Yeah, you read it right, out of spite.
I spent 27 years with my partner, later officially my husband. Honestly, from the beginning, I am unsure how we ever made it other than we both had parents who were of the “make it work no matter what” generation. Besides, his parents are Catholic and do not believe in divorce, so there is that.
To highlight this, his mom told me one night a little over a year ago that it was “my responsibility” to make it work. You know, forget the substance use and the domestic violence; enough to make one go ugh. So, my upcoming series will deal with the grieving process from start to finish, in a sense. I will warn from the beginning that this series of posts will be raw and taken date for date from Facebook posts and my feelings. It will also talk about my takes on grieving. I have about four months of backlog, but here we go.
That Day
So it started with this Facebook post…
So, I will post this now.
Jacob passed away last night. It was unexpected. I will post updates on memorial services when I know myself.
I am okay, and I appreciate your kind thoughts, but as with my earlier post, I need to step back and process this. DMs may take a minute to respond; be assured that I am as okay as I can be.
Oh yes, nothing like coming home after a weekend of dealing with patients and being completely tired to find what you think is a peaceful house, only to discover your husband dead in his bead, by his hand.
And while I am reflecting on this, I do remember how I was feeling in that moment. First was disbelief, until I saw him dead in the bed with a 9mm in his hand. I remember checking for responsiveness and seeing a blood pool in his mouth, the 9mm in his hand, and the overwhelming smell of death. I remember my sweet dog Leonard serving as a watch over his corpse.
Fuck…shit, call 911. I know he’s dead, but someone needs to deal with this. I remember speaking to the 911 operator, who told me to step out, not touch anything, and stay with her on the phone until an office arrived.

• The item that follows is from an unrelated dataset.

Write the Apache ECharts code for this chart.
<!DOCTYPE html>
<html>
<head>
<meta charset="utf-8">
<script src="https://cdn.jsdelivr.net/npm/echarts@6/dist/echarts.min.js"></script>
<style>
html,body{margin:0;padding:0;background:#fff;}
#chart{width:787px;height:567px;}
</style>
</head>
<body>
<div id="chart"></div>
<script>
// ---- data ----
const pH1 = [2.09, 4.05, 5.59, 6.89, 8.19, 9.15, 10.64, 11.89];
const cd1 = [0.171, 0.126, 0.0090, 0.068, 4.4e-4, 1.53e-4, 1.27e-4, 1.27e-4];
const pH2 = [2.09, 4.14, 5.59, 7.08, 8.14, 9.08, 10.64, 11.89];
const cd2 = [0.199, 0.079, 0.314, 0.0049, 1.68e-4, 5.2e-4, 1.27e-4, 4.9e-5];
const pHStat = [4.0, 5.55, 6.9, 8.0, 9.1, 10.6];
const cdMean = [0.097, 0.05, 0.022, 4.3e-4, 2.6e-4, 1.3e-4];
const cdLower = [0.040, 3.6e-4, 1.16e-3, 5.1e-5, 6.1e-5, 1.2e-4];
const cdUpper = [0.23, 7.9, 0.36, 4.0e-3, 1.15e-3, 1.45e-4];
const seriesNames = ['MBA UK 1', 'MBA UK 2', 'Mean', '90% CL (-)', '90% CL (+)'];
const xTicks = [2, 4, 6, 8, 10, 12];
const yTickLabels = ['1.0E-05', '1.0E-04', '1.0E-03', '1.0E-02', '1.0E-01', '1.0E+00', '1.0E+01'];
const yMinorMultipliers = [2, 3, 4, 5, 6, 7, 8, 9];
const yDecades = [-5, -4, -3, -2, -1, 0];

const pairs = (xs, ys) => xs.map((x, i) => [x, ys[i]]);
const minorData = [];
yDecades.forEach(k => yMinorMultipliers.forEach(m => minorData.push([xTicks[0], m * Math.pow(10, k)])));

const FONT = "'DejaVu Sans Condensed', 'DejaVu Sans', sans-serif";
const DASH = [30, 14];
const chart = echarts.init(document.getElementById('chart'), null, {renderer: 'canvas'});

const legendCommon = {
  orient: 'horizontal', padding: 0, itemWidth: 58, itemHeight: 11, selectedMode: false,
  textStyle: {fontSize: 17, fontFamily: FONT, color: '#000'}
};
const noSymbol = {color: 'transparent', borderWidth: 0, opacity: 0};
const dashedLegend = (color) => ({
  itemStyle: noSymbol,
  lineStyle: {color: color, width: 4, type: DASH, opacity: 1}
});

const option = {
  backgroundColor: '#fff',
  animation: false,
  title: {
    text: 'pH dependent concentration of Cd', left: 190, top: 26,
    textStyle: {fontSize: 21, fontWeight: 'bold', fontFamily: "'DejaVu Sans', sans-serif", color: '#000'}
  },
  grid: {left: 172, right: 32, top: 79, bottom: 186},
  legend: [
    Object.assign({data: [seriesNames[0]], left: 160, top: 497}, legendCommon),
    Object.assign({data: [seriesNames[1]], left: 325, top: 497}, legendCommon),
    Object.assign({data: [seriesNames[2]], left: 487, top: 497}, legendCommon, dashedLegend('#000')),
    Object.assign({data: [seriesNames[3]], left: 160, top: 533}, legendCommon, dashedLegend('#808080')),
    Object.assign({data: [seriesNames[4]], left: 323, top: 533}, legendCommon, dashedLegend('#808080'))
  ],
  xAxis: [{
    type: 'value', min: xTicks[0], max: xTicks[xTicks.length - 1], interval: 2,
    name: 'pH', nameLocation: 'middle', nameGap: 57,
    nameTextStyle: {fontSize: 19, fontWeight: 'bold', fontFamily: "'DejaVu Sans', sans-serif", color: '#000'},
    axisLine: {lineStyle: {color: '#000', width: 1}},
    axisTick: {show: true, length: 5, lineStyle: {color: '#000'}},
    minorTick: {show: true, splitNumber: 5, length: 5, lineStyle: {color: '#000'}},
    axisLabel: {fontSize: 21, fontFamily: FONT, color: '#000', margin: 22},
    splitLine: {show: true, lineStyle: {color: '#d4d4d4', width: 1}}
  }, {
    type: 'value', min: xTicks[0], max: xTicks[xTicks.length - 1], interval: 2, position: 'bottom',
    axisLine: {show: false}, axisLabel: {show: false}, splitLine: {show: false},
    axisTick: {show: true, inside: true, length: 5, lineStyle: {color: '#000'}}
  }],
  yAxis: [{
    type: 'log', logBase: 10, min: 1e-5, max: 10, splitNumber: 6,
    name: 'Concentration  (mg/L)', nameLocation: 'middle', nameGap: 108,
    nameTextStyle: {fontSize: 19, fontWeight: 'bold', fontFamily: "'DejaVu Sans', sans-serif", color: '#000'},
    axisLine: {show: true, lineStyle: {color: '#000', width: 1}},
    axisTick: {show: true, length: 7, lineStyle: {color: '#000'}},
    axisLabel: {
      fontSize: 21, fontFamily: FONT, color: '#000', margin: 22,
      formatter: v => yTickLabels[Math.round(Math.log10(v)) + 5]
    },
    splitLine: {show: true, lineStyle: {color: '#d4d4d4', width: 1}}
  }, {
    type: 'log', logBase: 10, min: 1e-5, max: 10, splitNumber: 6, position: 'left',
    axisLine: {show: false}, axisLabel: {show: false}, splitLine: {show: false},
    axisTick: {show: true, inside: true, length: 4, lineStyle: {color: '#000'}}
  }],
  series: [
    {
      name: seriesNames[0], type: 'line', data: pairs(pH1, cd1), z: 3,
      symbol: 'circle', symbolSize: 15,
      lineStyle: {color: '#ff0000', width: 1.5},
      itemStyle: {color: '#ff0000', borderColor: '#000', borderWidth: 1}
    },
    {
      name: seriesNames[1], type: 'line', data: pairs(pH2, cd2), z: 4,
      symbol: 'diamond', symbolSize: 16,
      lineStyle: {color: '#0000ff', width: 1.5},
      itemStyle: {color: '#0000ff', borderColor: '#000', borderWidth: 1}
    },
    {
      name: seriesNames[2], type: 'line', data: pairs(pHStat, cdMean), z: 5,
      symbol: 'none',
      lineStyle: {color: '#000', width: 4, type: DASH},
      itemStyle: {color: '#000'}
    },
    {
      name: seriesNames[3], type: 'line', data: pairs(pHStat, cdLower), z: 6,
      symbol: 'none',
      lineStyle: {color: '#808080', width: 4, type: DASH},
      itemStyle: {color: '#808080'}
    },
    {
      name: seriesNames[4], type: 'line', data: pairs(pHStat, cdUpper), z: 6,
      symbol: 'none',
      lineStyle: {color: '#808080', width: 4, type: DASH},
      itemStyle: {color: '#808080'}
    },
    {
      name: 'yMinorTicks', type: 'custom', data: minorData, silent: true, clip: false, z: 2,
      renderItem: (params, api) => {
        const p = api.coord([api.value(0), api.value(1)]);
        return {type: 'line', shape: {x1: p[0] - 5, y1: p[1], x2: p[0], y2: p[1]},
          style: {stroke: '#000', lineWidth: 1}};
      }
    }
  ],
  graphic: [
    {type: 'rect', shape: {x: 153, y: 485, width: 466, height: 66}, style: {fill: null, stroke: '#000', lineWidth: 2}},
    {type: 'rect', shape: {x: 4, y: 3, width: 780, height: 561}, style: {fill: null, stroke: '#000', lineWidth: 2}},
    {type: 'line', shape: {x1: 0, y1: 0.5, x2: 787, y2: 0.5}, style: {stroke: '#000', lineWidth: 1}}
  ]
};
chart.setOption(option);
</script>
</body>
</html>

“Jesus, lady,” I need a friend here, not just a bunch of cops. I know; I have worked before, and more cops show up at this kind of shit than at a Krispy Kreme when the hot now sign is lit. She was the first one to have my back. She put me on hold and patched a call to my best friend, Paul. She freaked him a little by introducing herself as a Salt Lake City 911 operator. Soon after, I heard the voice of a friend in the phone patch.
I do not remember the whole conversation other than to hold myself together; he would be there ASAP. Folks, he lives 35 miles from me and had to drop kiddo with inlaws. He was at my house in a little over 40 mins….that is a friend.
I have only sometimes had a favorable opinion of SLC PD. Thankfully, the officers who responded and stayed were all veterans, and 2 of the 3 were combat arms (combat jobs like infantry, armor, and field artillery). They also understand how vets and medical professionals have “gallows humor “because, trust me, nursiepoo was going at its full tilt. Paul later told me that he worried my humor “might be too much “until he talked to the three officers and realized I was with fellow vets and things would be as okay as possible.
Many folks talk about why vets take care of each other. I can sum it up in one phrase, “Trauma bonding.” Vets have all been through the same shit. Whether it is basic training, daily duty, or combat, we all have been through the shit.
And those of us who have seen “the elephant” have an even tighter bond
“Seeing the Elephant” is the term Civil War soldiers used to describe their first experience with combat. A new, in-the-round movie experience entitled Seeing the Elephant at the Civil War Museum gives visitors a glimpse at “the Elephant.” The film gives visitors a historically accurate, multi-sensory portrayal of the nature of Civil War training and combat.
https://aaslh.org/seeing-the-elephant/#:~:text=%E2%80%9CSeeing%20the%20Elephant%E2%80%9D%20is%20the,their%20first%20experience%20with%20combat.
Honestly, I am forever bonded ‘to any vet and proud as fuck that I am. The trauma bond means I can call a brother and say help, and if they can’t be there at speeds that are illegal in Utah, I will be there on the phone as soon as they can get there in person as needed.
So, nursiepoo, where does this little “rant” of yours go? And why the title?
Well, on May 22, I realized “I was it.” I had to make my headway or die in the water. I needed to rely on those with my “six” (meaning they had my back). I have a pretty big Facebook friends list that, as I joke about, have met me in person, shared body fluids, or seen me naked. They have my six, the vets on my feed, and more. So, the turmoil begins.
To answer the post’s title, I bought a 2007 Vulcan VN 2000 Motorcycle yesterday to answer your question. Jake hated that I liked to ride.
Anyhow, be the kind of person your mom and dog think you are.